Céu (whose full name is Maria do Céu Whitaker Poças) has, with the help of her production team, managed to put some rather fresh Brazilian twists on familiar genres. Discreet sprinklings of electronica, soul, hip-hop, and jazz flow by in a gentle stream of down-tempo samba rhythms.

It’s tempting (and perhaps too easy) to look at Céu’s work as a kind of Latin answer to Morcheeba. The listener barely notices as Céu adroitly shifts gears from song to song, the body perhaps more relaxed with each graceful sway into a new combination of styles. On “Cangote,” for instance, a lounge-organ figure, classic-jazz horns, and a dub bass line all brush elbows with utmost ease. And that’s just one example. With each successive tune, Céu starts from scratch with a new recipe, her gliding voice the one constant.

Céu’s blossoming proficiency at genre-dabbling can be traced to a breakthrough while visiting New York City at 18. As Céu, now 29, explains, it was then that she got over her inhibiting reverence for Brazilian musical tradition. At that age, she was already “crazy about” Jamaican styles and afrobeat, but landmark albums by Erykah Badu, Lauryn Hill, and D’Angelo had an eye-opening effect on her. Being that far from home had two profound benefits for her creativity: it made her homesick enough to start writing, and it gave her just the right amount of distance from her native Brazilian music to realize how deeply she had always had it in her to capture it with her own original material. Meanwhile, New York’s ever-vibrant underground street culture helped Céu shed her inhibitions.

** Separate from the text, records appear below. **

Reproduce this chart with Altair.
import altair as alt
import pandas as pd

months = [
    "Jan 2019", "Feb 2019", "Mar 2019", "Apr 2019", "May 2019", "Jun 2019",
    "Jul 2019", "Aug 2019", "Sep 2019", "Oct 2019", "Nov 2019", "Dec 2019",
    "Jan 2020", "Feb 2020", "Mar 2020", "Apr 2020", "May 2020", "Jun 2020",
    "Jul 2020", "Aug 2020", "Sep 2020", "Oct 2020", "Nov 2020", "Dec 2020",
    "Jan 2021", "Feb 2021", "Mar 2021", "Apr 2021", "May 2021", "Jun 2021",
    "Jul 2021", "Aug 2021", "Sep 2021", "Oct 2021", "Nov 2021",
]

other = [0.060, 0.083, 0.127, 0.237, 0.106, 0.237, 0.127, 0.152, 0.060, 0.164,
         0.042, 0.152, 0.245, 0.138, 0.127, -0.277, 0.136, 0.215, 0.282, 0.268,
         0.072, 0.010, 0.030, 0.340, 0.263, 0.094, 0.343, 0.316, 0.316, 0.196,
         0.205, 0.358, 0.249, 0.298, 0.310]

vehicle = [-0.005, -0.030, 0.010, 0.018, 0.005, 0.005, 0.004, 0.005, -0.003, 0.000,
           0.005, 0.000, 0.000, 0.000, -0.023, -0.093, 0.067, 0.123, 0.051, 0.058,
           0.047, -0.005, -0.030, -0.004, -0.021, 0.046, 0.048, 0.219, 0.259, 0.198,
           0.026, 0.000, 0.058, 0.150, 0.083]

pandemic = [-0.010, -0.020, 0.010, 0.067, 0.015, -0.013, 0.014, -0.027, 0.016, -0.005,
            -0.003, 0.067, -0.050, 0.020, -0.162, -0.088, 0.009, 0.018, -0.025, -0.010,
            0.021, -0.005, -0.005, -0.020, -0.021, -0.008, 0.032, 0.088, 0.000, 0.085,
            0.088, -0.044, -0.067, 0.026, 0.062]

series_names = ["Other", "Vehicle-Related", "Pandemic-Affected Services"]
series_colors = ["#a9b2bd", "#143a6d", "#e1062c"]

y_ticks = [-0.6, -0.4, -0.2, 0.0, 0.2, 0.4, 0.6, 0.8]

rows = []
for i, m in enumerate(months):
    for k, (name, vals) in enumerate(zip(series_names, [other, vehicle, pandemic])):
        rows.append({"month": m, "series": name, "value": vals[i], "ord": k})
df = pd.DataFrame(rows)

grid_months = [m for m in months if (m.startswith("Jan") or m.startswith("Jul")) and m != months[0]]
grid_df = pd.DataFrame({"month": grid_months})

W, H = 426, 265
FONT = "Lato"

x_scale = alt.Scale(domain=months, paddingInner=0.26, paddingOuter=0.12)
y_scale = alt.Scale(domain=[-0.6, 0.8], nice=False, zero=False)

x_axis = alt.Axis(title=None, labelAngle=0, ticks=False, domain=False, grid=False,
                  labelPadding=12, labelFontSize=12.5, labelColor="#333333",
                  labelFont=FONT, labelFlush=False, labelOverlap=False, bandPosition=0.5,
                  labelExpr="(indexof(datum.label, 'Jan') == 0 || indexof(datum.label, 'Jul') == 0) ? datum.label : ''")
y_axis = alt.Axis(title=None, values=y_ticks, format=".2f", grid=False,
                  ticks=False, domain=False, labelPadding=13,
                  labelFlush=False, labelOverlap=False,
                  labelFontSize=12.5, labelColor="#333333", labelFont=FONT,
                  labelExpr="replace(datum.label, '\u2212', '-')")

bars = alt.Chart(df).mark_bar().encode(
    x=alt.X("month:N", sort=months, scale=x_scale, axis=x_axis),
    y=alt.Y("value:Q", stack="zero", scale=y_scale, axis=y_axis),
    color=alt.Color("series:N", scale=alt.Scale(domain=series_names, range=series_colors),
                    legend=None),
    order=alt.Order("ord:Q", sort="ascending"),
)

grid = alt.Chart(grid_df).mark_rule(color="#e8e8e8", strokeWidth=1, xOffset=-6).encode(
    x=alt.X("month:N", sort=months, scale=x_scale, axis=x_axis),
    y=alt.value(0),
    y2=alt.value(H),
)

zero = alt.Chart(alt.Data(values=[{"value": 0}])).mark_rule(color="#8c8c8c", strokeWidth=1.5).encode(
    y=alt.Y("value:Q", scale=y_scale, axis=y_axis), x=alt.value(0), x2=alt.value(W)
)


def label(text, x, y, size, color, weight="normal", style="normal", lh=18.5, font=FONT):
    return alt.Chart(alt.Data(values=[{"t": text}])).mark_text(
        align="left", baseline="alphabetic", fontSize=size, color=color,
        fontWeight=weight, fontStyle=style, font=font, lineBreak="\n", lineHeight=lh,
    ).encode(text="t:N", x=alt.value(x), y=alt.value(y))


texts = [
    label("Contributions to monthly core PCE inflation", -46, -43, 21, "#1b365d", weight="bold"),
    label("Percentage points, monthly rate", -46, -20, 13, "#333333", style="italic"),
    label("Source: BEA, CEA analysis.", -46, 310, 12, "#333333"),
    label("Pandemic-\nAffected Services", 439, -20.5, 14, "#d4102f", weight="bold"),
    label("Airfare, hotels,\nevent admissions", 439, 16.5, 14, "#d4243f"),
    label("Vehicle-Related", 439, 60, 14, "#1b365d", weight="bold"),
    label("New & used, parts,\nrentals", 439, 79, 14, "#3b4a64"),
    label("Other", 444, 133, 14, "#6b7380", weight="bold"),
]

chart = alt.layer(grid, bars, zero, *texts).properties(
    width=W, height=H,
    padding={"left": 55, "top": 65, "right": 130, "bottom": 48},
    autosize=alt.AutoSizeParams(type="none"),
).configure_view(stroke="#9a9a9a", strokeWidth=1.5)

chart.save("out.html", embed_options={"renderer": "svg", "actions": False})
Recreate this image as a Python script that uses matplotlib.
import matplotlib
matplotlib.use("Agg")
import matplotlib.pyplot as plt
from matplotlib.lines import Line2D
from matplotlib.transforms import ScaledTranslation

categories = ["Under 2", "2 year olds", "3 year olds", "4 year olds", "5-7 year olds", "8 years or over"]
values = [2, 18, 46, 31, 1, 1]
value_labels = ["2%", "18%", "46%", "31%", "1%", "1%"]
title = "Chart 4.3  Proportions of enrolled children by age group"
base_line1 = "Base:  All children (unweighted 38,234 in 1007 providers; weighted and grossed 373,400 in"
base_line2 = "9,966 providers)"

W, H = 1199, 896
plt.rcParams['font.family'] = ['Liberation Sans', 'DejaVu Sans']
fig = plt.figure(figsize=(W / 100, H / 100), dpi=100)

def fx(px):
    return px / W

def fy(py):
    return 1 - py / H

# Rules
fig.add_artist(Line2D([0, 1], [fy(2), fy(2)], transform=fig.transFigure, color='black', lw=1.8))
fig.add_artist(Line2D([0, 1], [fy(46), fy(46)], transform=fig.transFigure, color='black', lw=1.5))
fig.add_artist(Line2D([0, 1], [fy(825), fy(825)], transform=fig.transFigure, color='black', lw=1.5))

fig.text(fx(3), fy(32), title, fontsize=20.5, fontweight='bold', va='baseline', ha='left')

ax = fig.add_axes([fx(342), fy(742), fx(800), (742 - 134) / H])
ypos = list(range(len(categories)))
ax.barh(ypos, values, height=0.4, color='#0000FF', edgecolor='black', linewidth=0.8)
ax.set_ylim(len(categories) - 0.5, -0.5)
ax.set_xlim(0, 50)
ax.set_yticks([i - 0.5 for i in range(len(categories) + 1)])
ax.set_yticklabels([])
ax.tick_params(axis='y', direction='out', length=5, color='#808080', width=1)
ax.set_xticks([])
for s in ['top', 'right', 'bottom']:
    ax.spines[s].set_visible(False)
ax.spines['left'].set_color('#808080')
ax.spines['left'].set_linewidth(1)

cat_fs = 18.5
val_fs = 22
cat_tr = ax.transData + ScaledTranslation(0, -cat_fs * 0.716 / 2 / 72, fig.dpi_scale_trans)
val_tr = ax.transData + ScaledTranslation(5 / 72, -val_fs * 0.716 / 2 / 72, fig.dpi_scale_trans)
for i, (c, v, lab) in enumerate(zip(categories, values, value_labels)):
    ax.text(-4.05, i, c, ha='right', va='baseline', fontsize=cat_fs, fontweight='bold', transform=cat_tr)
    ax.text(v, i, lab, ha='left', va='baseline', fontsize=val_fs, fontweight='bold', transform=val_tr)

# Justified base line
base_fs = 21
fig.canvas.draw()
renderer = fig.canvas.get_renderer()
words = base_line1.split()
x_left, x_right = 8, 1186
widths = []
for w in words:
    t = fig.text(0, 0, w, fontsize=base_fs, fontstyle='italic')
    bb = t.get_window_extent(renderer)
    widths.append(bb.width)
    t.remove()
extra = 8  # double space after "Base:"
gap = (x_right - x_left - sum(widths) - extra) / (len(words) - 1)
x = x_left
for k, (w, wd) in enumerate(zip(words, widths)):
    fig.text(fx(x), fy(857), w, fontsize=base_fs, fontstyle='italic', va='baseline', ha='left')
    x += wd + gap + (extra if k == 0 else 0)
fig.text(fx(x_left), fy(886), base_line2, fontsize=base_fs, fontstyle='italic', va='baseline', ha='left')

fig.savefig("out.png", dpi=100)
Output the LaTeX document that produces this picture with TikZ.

“My family was so tough on musical education,” says Céu. “My father’s a music teacher, and I just couldn’t imagine myself doing my own music. Until that trip, for me to compose was something really difficult. Songwriting was only supposed to be for geniuses, not for some girl who wanted to make her own melodies but was a bad composer. New York was nice because I saw that you can just do it. Music is something that’s free. There’s no problem if you just try something.”

All the while, regardless of how rebellious or adventurous she was feeling, Céu never lost her love of the music of her parents’ generation. For Brazilian youth, however progressive their musical tastes may be, the influence of traditions like samba and bossa nova remain all but unavoidable. Unsurprisingly, Céu grew up listening to seminal samba and bossa nova luminaries like João Gilberto, Nelson Cavaquinho, and Cartola. But even when she was making a concerted effort to broaden her horizons, she wasn’t distancing herself from the music of her homeland, but instead trying to expand its parameters. Perhaps that accounts for why Céu’s work flows so smoothly.

“That old music is something that I can’t deny,” she says. “Sure, when you’re growing up, you start to like other things. And sometimes people don’t understand that a young Brazilian girl can mix Jamaican music with traditional music. But you just naturally end up mixing new influences with the things that are in your DNA.”

Whatever she’s doing, it’s working. Céu has already achieved celebrity in her homeland, and Starbucks distribution has helped propel her to Grammy nominations on both continents. But for Vagarosa, Céu did her best not to think about all the attention she’d gotten the first time around.

“I just tried to tell new stories,” she says.